Except he wasn't a "perfect 35-for-35." It's doubtful there were 35 decisions and Ratner had already lost a few, including a decision last November in which state Supreme Court Justice Marcy Friedman slammed the Empire State Development Corporation (ESDC) for "yet another failure of transparency."
A record of reliance on Ratner
Press outlets and even government officials have regularly reported the Ratner claims and on 5/21/08, Lumi Rolley of No Land Grab complied a scorecard that came out 11-3 in favor of Ratner, not 18-0, as was claimed by Bruce Ratner, repeated by the ESDC's Avi Schick, and cited by the New York Times (18 rulings "in Mr. Ratner's favor").

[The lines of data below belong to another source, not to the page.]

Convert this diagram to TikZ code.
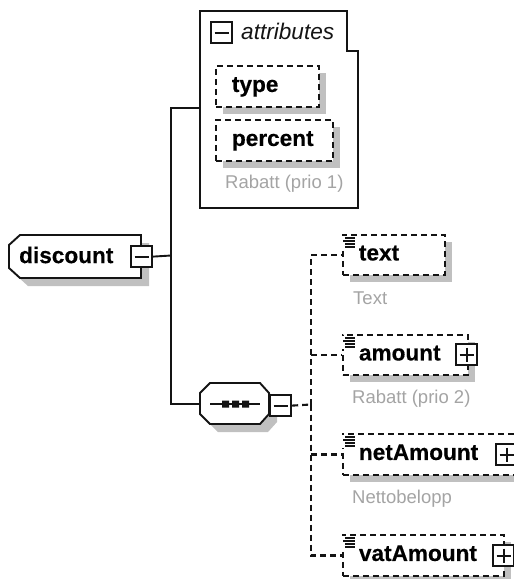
\documentclass[tikz,border=0pt]{standalone}
\usepackage{fontspec}
\setmainfont{Liberation Sans}
\newfontfamily\heavyfont[BoldFeatures={FakeBold=0.4}]{Liberation Sans}
\usetikzlibrary{calc}
\definecolor{shadowgray}{HTML}{C0C0C0}
\definecolor{ink}{HTML}{141414}
\definecolor{note}{HTML}{A4A4A4}
\tikzset{
  wire/.style={draw=ink,line width=1.9pt},
  dashwire/.style={draw=ink,line width=2.1pt,dash pattern=on 6pt off 4pt},
  outline/.style={draw=ink,line width=1.9pt,fill=white},
  ebox/.style={anchor=north west,inner ysep=0pt,inner xsep=16pt,align=left,
    draw=ink,line width=1.9pt,dash pattern=on 6pt off 4pt,fill=white,
    font=\fontsize{22.6}{24}\selectfont\heavyfont\bfseries,text height=16pt,text depth=5pt},
  toggle/.style={draw=ink,line width=2.2pt,fill=white,minimum width=21pt,minimum height=21pt,inner sep=0pt,anchor=north west},
  notetext/.style={anchor=west,inner sep=0pt,text=note,font=\fontsize{18.5}{20}\selectfont},
}
\newcommand{\elembox}[6]{% name x y w h text
  \fill[shadowgray] (#2+8,#3+8) rectangle (#2+#4+8,#3+#5+8);
  \node[ebox,minimum width=#4pt,minimum height=#5pt,text width=#4pt-32pt] (#1) at (#2,#3) {#6};
}
\newcommand{\minusmark}[1]{\draw[ink,line width=2pt] ($(#1.center)+(-7,0)$) -- ($(#1.center)+(7,0)$);}
\newcommand{\plusmark}[1]{\draw[ink,line width=2pt] ($(#1.center)+(-7,0)$) -- ($(#1.center)+(7,0)$) ($(#1.center)+(0,-7)$) -- ($(#1.center)+(0,7)$);}
\newcommand{\listicon}[2]{%
  \fill[white] (#1-1,#2-1) rectangle (#1+15,#2+12);
  \draw[ink,line width=1.2pt] (#1+3,#2+1) -- (#1+13,#2+1) (#1+1,#2+4) -- (#1+13,#2+4) (#1+3,#2+7) -- (#1+13,#2+7) (#1+3,#2+10) -- (#1+13,#2+10);
}
\begin{document}
\begin{tikzpicture}[x=1pt,y=-1pt]
\useasboundingbox (0,0) rectangle (514,579);
\clip (0,0) rectangle (514,579);
\fill[white] (0,0) rectangle (514,579);

% attributes group
\draw[outline] (200,11) -- (347,11) -- (347,51) -- (358,51) -- (358,208) -- (200,208) -- cycle;
\coordinate (attrleft) at (200,108);
\node[toggle] (attrtoggle) at (210,21) {};
\minusmark{attrtoggle}
\node[anchor=west,inner sep=0pt,text=ink,font=\fontsize{22.6}{24}\selectfont\itshape] (attrlabel) at (241,31) {attributes};
\elembox{type}{215}{65}{103}{41}{type}
\elembox{percent}{215}{119}{117}{41}{percent}
\node[notetext] (rabatt1) at (225,184) {Rabatt (prio 1)};

% root element
\fill[shadowgray] (28,243) -- (149,243) -- (149,286) -- (28,286) -- (17,276) -- (17,253) -- cycle;
\draw[outline] (20,235) -- (141,235) -- (141,278) -- (20,278) -- (9,268) -- (9,245) -- cycle;
\node[anchor=west,inner sep=0pt,text=black,font=\fontsize{22.6}{24}\selectfont\heavyfont\bfseries] (discount) at (19,255) {discount};
\node[toggle] (roottoggle) at (130,245) {};
\minusmark{roottoggle}

% sequence compositor
\fill[shadowgray] (218,391) -- (268,391) -- (277,401) -- (277,422) -- (268,432) -- (218,432) -- (208,422) -- (208,401) -- cycle;
\draw[outline] (210,383) -- (260,383) -- (269,393) -- (269,414) -- (260,424) -- (210,424) -- (200,414) -- (200,393) -- cycle;
\coordinate (seqleft) at (200,404);
\draw[wire] (210,404) -- (260,404);
\fill[ink] (222,400.5) rectangle (229,407.5) (232,400.5) rectangle (239,407.5) (242,400.5) rectangle (249,407.5);
\node[toggle] (seqtoggle) at (269,394) {};
\minusmark{seqtoggle}

% root connectors
\coordinate (trunk) at (171,255.5);
\draw[wire] (roottoggle.east) -- (trunk);
\draw[wire] (trunk) |- (attrleft);
\draw[wire] (trunk) |- (seqleft);

% children
\elembox{text}{342}{234}{102}{40}{text}
\node[notetext] (textnote) at (353,298) {Text};
\elembox{amount}{342}{334}{125}{40}{amount}
\node[notetext] (amountnote) at (352,399) {Rabatt (prio 2)};
\elembox{netAmount}{342}{433}{175}{41}{netAmount}
\node[notetext] (netnote) at (352,499) {Nettobelopp};
\elembox{vatAmount}{342}{534}{161}{41}{vatAmount}

\node[toggle] (amounttoggle) at (455,343) {};
\plusmark{amounttoggle}
\node[toggle] (nettoggle) at (495,443) {};
\plusmark{nettoggle}
\node[toggle] (vattoggle) at (492,544) {};
\plusmark{vattoggle}

\listicon{342}{237}
\listicon{342}{337}
\listicon{342}{436}
\listicon{342}{537}

% dashed bus
\coordinate (bus) at (311,404.5);
\draw[dashwire] (seqtoggle.east) -- (bus);
\draw[dashwire] (bus) |- (text.west);
\draw[dashwire] (bus) |- (amount.west);
\draw[dashwire] (bus) |- (netAmount.west);
\draw[dashwire] (bus) |- (vatAmount.west);
\end{tikzpicture}
\end{document}
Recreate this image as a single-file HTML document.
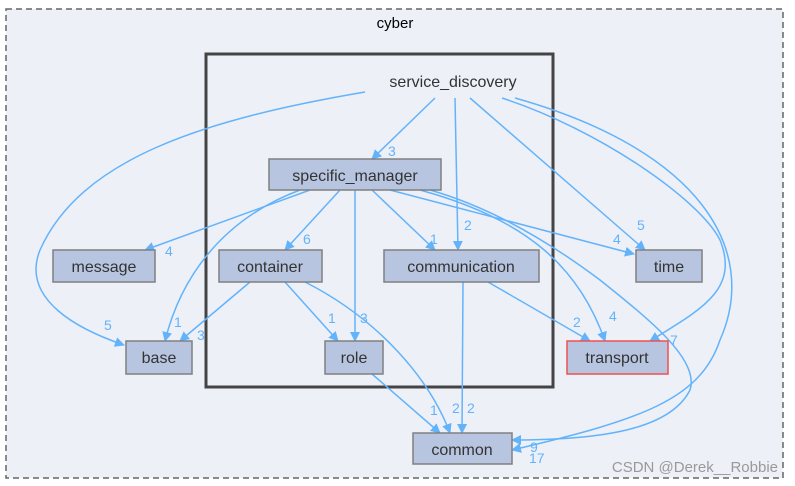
<!DOCTYPE html>
<html><head><meta charset="utf-8"><style>
body{margin:0;background:#fff;}
svg{display:block;font-family:"Liberation Sans",Arial,sans-serif;}
.n{fill:#b7c5e0;stroke:#808080;stroke-width:1.5}
.t{font-size:16px;fill:#333;text-anchor:middle}
.e{fill:none;stroke:#63b3fb;stroke-width:1.5}
.l{font-size:14px;fill:#63b3fb}
</style></head><body>
<svg width="795" height="486" viewBox="0 0 795 486">
<defs><marker id="a" markerWidth="10" markerHeight="10" refX="9" refY="5" orient="auto" markerUnits="userSpaceOnUse"><path d="M0,0 L10,5 L0,10 z" fill="#63b3fb"/></marker></defs>
<rect x="6" y="9" width="777" height="469" fill="#edf0f7" stroke="#666" stroke-width="1.5" stroke-dasharray="6,4"/>
<text x="395" y="28" font-size="15" text-anchor="middle" fill="#000">cyber</text>
<rect x="206" y="54" width="347" height="333" fill="#edf0f7" stroke="#444" stroke-width="3"/>
<text x="453" y="87" class="t" fill="#444">service_discovery</text>
<g class="e" marker-end="url(#a)">
<path d="M365,92 C200,120 80,160 40,250 C20,300 80,330 124,345"/>
<path d="M435,98 L372,159"/>
<path d="M455,98 L458,250"/>
<path d="M470,98 L645,250"/>
<path d="M502,98 C600,130 700,200 720,240 C740,290 700,310 650,341"/>
<path d="M515,98 C700,150 760,250 720,340 C700,400 640,420 512,450"/>
<path d="M310,190 L145,250"/>
<path d="M300,190 C220,220 180,280 165,341"/>
<path d="M340,190 L285,250"/>
<path d="M355,190 L355,341"/>
<path d="M372,190 L435,250"/>
<path d="M390,190 L634,254"/>
<path d="M420,190 C530,220 580,270 605,341"/>
<path d="M430,190 C500,210 560,250 600,280 C650,320 700,360 690,390 C670,430 600,440 512,440"/>
<path d="M250,282 L180,341"/>
<path d="M285,282 L338,341"/>
<path d="M305,282 C380,320 430,380 450,433"/>
<path d="M488,282 L590,341"/>
<path d="M463,282 L462,433"/>
<path d="M372,374 L440,433"/>
</g>
<g class="l">
<text x="388" y="156">3</text><text x="464" y="230">2</text><text x="637" y="230">5</text>
<text x="165" y="256">4</text><text x="303" y="244">6</text><text x="430" y="244">1</text><text x="613" y="244">4</text>
<text x="104" y="330">5</text><text x="174" y="327">1</text><text x="197" y="340">3</text>
<text x="328" y="323">1</text><text x="360" y="323">3</text><text x="573" y="327">2</text><text x="609" y="321">4</text><text x="670" y="345">7</text>
<text x="430" y="415">1</text><text x="452" y="413">2</text><text x="467" y="413">2</text>
<text x="530" y="452">9</text><text x="529" y="463">17</text>
</g>
<rect class="n" x="269" y="159" width="172" height="31"/><text class="t" x="355" y="181">specific_manager</text>
<rect class="n" x="53" y="250" width="102" height="32"/><text class="t" x="104" y="272">message</text>
<rect class="n" x="219" y="250" width="103" height="32"/><text class="t" x="270" y="272">container</text>
<rect class="n" x="384" y="250" width="155" height="32"/><text class="t" x="461" y="272">communication</text>
<rect class="n" x="636" y="250" width="66" height="32"/><text class="t" x="669" y="272">time</text>
<rect class="n" x="126" y="341" width="66" height="33"/><text class="t" x="159" y="363">base</text>
<rect class="n" x="325" y="341" width="58" height="33"/><text class="t" x="354" y="363">role</text>
<rect class="n" x="567" y="341" width="101" height="33" style="stroke:#f05050"/><text class="t" x="617" y="363">transport</text>
<rect class="n" x="413" y="433" width="99" height="31"/><text class="t" x="462" y="455">common</text>
<text x="778" y="472" font-size="15" fill="#999" text-anchor="end">CSDN @Derek__Robbie</text>
</svg>
</body></html>
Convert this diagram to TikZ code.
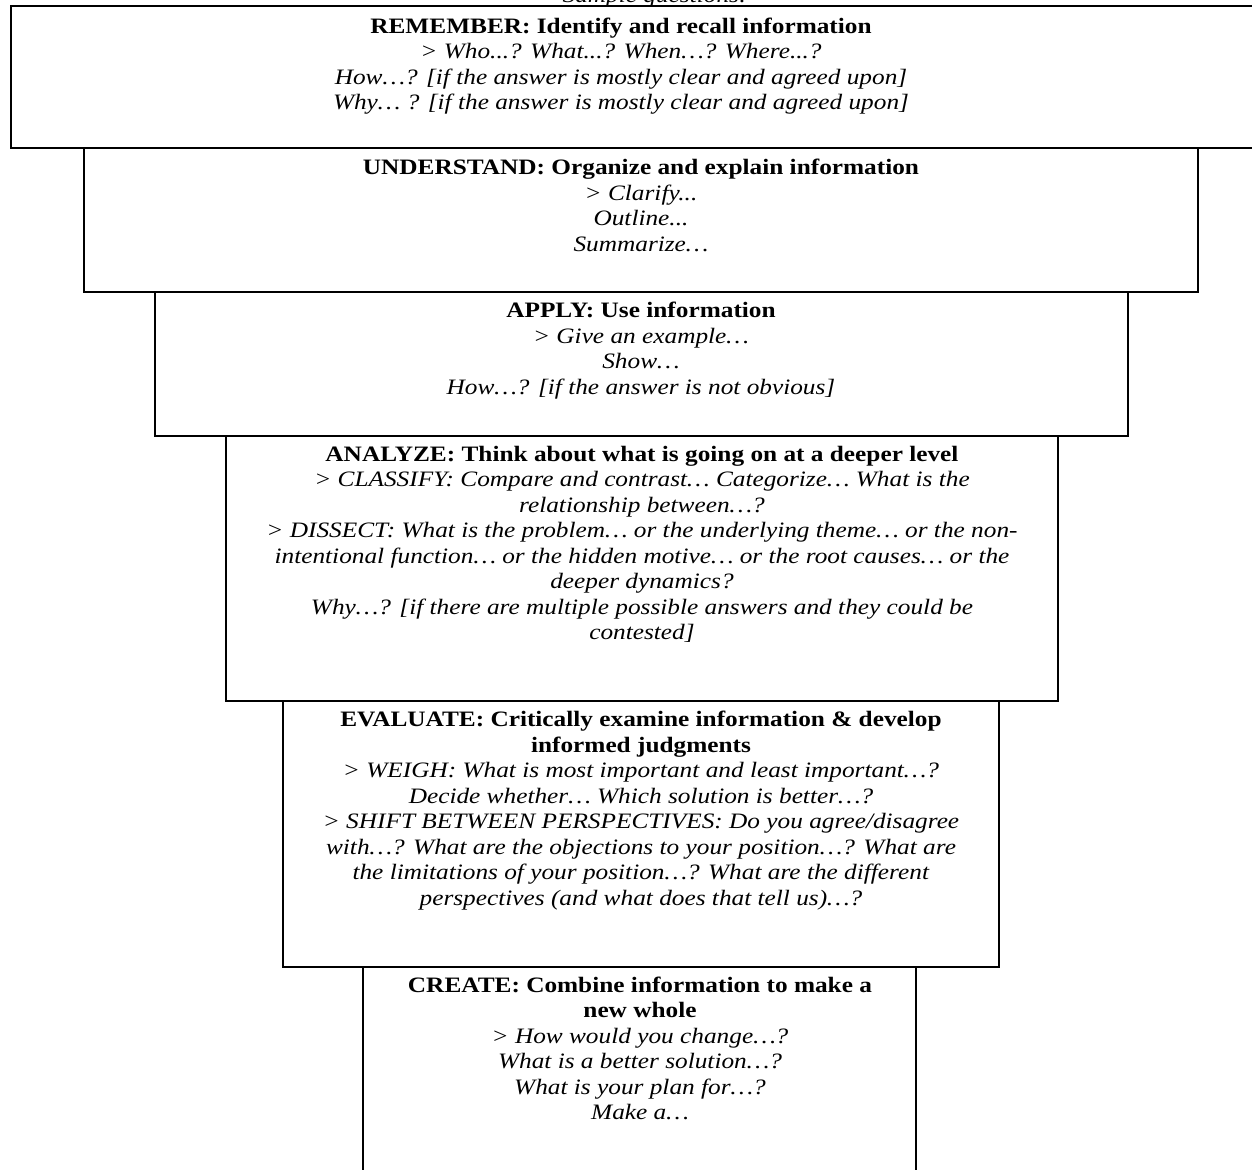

On 2/26/09, the Times quoted an "elated" Ratner as saying, “Once again the courts have decided in favor of Atlantic Yards." On 11/25/09, the New York Post reported that Forest City Ratner bragged that the court record was 24-0.
The Times's DealBook blog on 12/17/09 reported that "Atlantic Yards has won a string of court victories." On 3/1/10, the Times cited "a long line of legal victories."
The truth is a little more complex.
And, had Friedman not had a "misapprehension" regarding the Development Agreement that the ESDC had withheld, she would have had to consider it earlier in the sequence of the current case, and it would have, at the least, cast a cloud over the groundbreaking last year.